The Australian soldier got a slightly better review. He will ‘not reveal basic plans when taken prisoner’—a nod, perhaps, at the Australian soldier’s resilience under interrogation. In other respects, the Japanese were rather wide of the mark. Under ‘Characteristics and training of the Australian soldiers’ we learn that he was, on average, twenty years old, typically middle class, kept his rifle’s safety catch on at twenty yards, and his rations were mostly ‘dry, buttered bread’.

A diary said to belong to First Lieutenant Suganuma revealed the mood in the bunkers during the Allied ‘softening up’ process. He wrote with that strange mixture of defiance and uncritical resignation that pervaded many officers’ diaries; there is a claustrophobic sense of inevitable death, of ‘no escape’ and ‘do or die’. ‘8 Dec 42:…at 0430 each group in bomb shelters bowed towards the Imperial Palace.

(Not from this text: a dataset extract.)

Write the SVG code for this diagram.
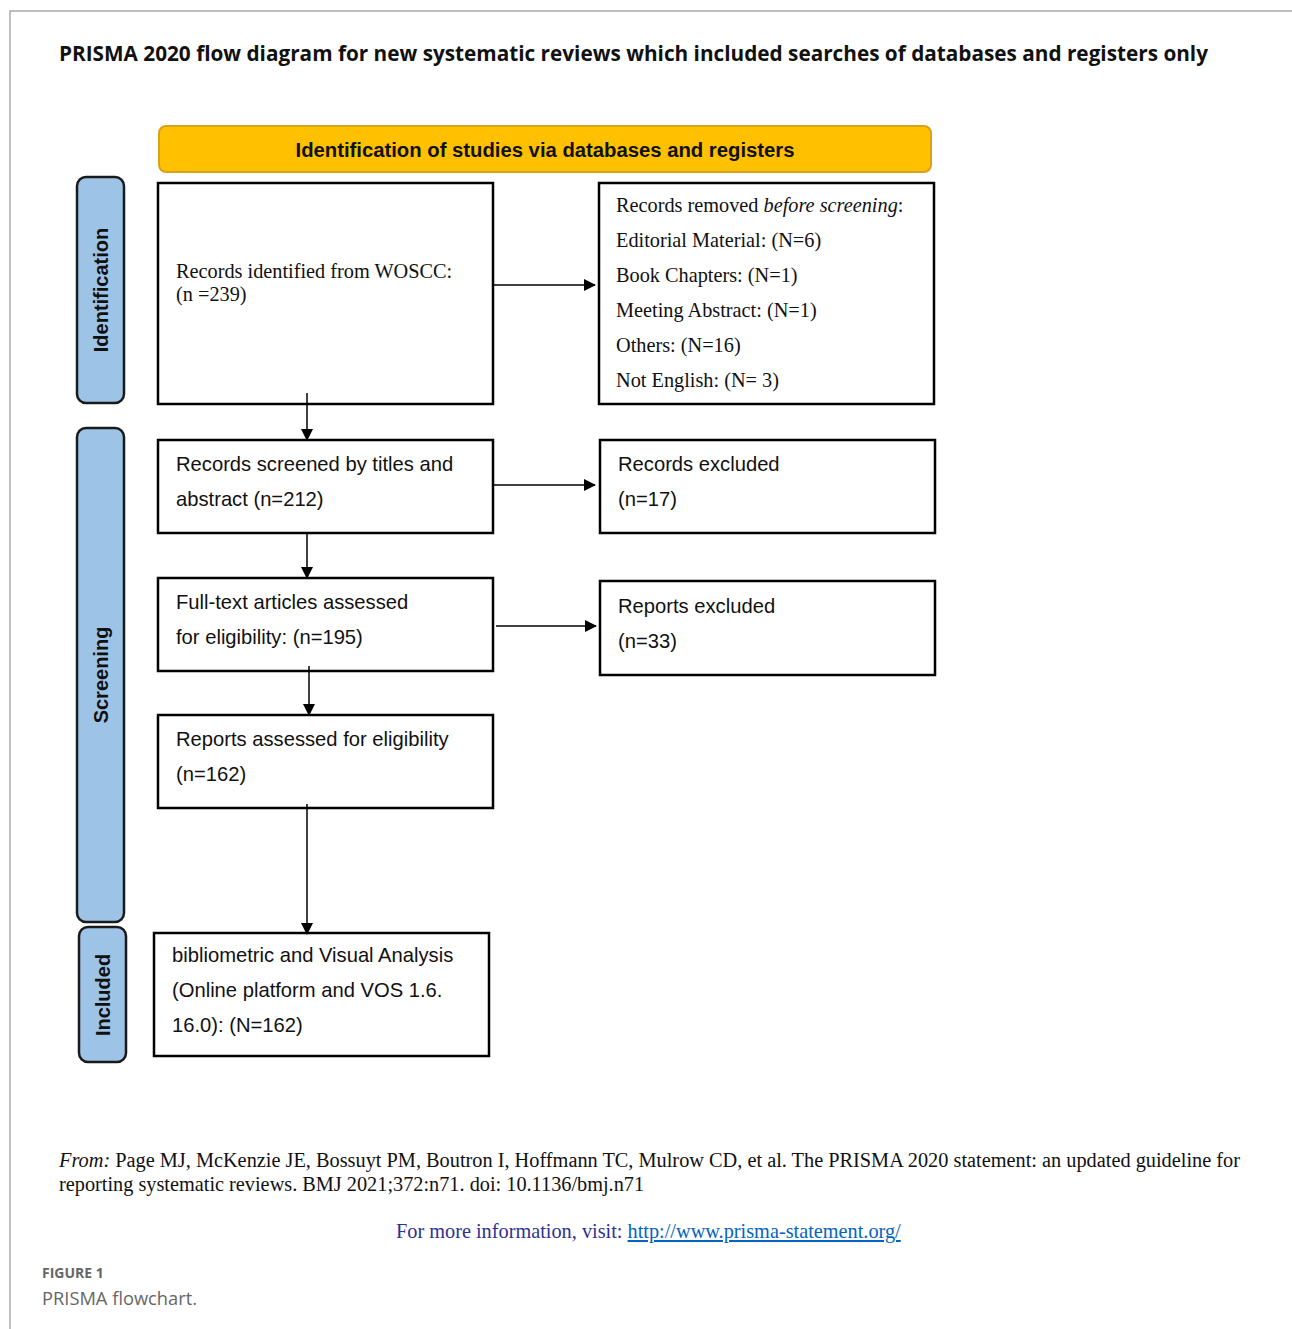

Bn Comdr lectured us on the meaning of the Great East Asia War…’

Suganuma noted the scarcity of coconuts, which had been used to reinforce the bunker walls: ‘It is said that a bullet does not penetrate coconut wood.’ Yet coconuts were ‘about the only local source of food’, he added resignedly. Coconuts made up for the deficiency of sugar in his diet, he wrote. As so often in the Japanese army, military exigencies overrode human need.

At dawn on the 11th Suganuma went to prepare breakfast. He found his platoon’s mess gear destroyed: ‘At 0600…we were bombed and strafed by enemy planes. Well, today we can’t eat…Everyone is greatly depressed.’

He recorded the shape of the moon—‘brow-shaped’—and looked forward to a new moon in a few days. Japanese soldiers often alluded to the natural world—the sea, the sky and the lunar phases—in little pithy phrases amidst the slow-drip register of their destruction.

On the night of the 12th, ‘it rained heavily and I was drenched…There was no let up by the mortar fire and airplanes. We entered our trenches dripping wet.’ The Allied bombs missed his bunker ‘due to our concealed position in a coconut grove…’

Three days later Allied planes dropped propaganda leaflets, urging Suganuma to surrender. This provoked a typical officer’s response: ‘Such impertinence! If and when our infantry arrives we will annihilate the enemy.’29

Reinforcements did land, full of optimism. For example, men of the Seibu 34 Butai stepped ashore at Basabua on 21 November, believing that operations at Buna had been highly successful. They found gaunt-eyed, hollow-cheeked soldiers who pleaded for food. The fresh troops were sent to Buna, but most didn’t make it, lost their leaders and became ‘completely disorganised’. They burnt the unit standard to prevent its capture.